A reader sent us this, which is an excellent question about how many state worker will really have to be laid off:
I have heard a lot of speculation about what the dramatic impact of the spending cuts would be (according to Rendellian budget analysis). One of the items cited is a huge loss of State jobs. I think they cited something like 800 jobs. I would like to understand if anybody has gotten a hard analysis of those jobs that would be lost from the Governor? How many are current active employees? How many are openings that won't be filled? How many are rank and file vs managerial? How many will be lost to attrition in the next fiscal year?While one might think this information is readily available, it is not. I have not seem any supporting evidence for the “800 jobs” (sometimes "2,000") figure, and certainly not how those positions break out. House and Senate Republicans argue that many of those “jobs” are currently vacant positions which still get funding in the state budget, but there is no way to verify.
Additionally, I would love to know how many consulting firms are engaged, how many consultants for each firm, expenditures to consultants, what role are these consultants playing, is it mission critical?
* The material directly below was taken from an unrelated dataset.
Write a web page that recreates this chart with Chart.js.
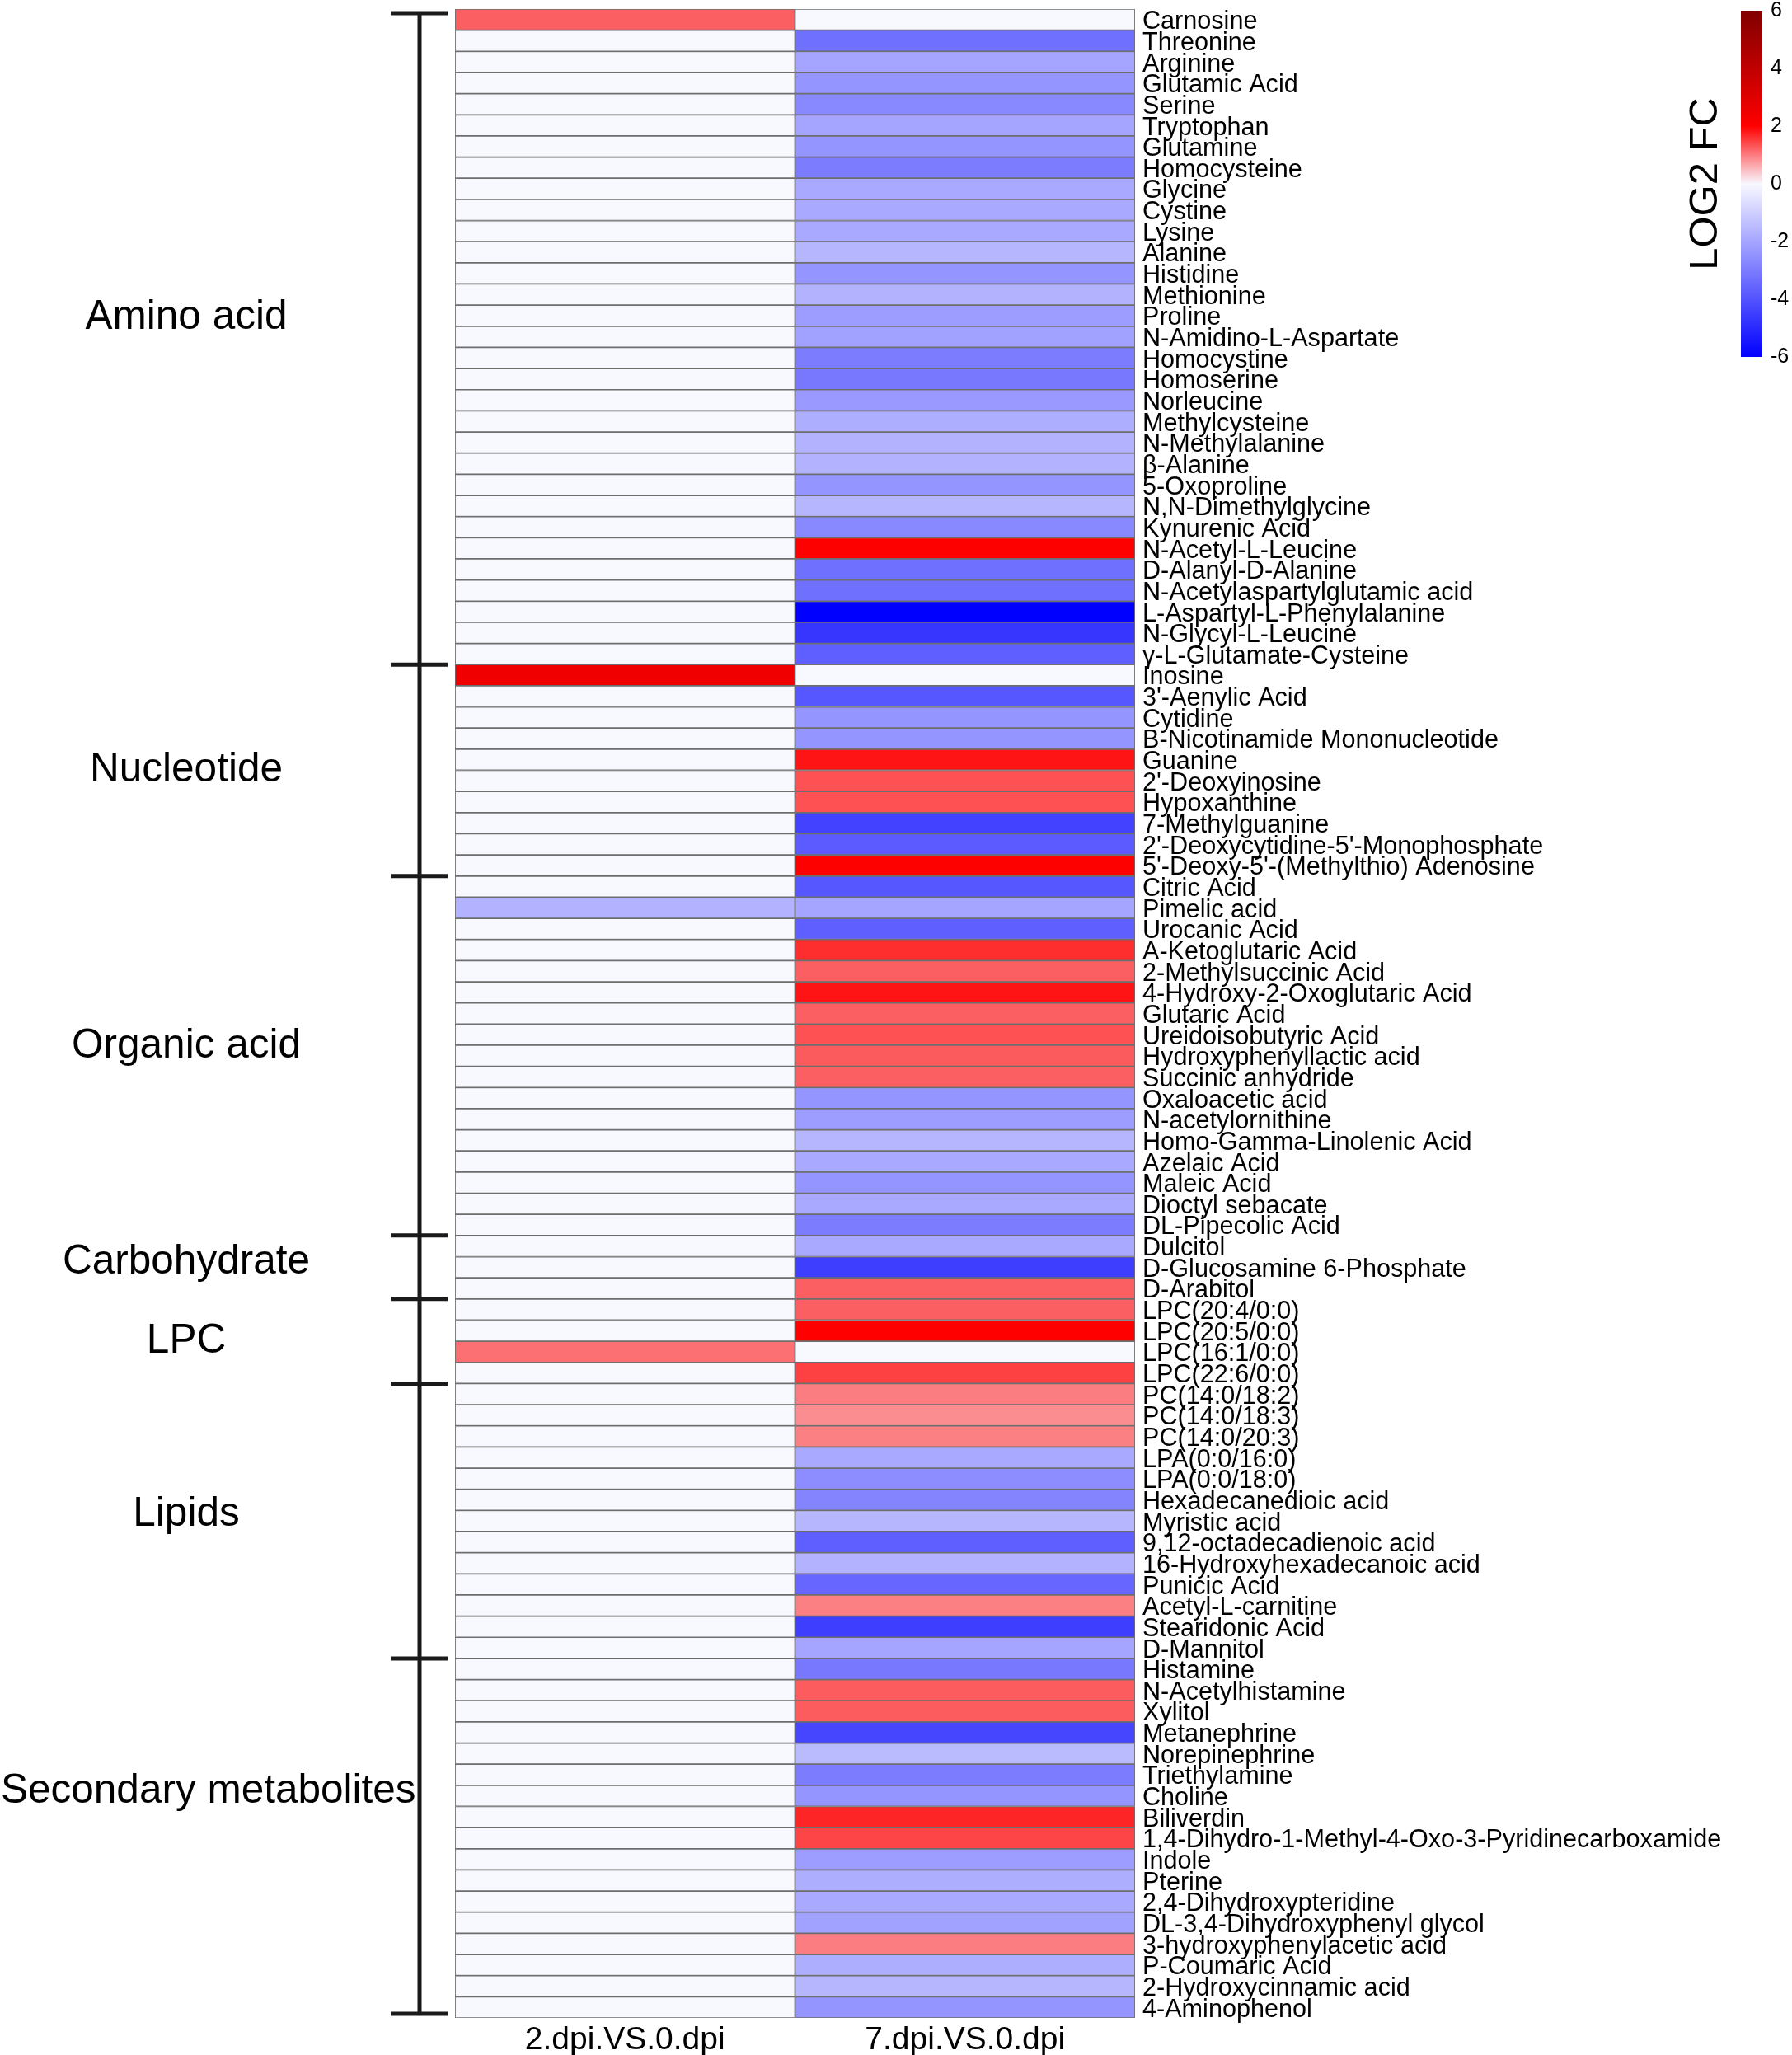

This is all routine stuff we look at in the private sector so I figure the information must be available..I just can't seem to find it. THANKS!
The Auditor General thinks we can achieve $50 million or so by offering early retirement incentives, and getting about 2,000 workers to retire (and not fill those positions, or hire within) and reducing the state payroll by 3-4%.
As for consultants, I don’t know of a listing statewide. The Treasurer’s new database would have all the contracts by department, but unfortunately it would take a Herculean effort to add them all up.
If anyone has, or has seen, documentation of this, it would be a great help. I will of course be filing an Open Records request to determine the current number of vacant positions, though I think this is information that should be readily available. Again, another example of why transparency is needed in the current budget debate.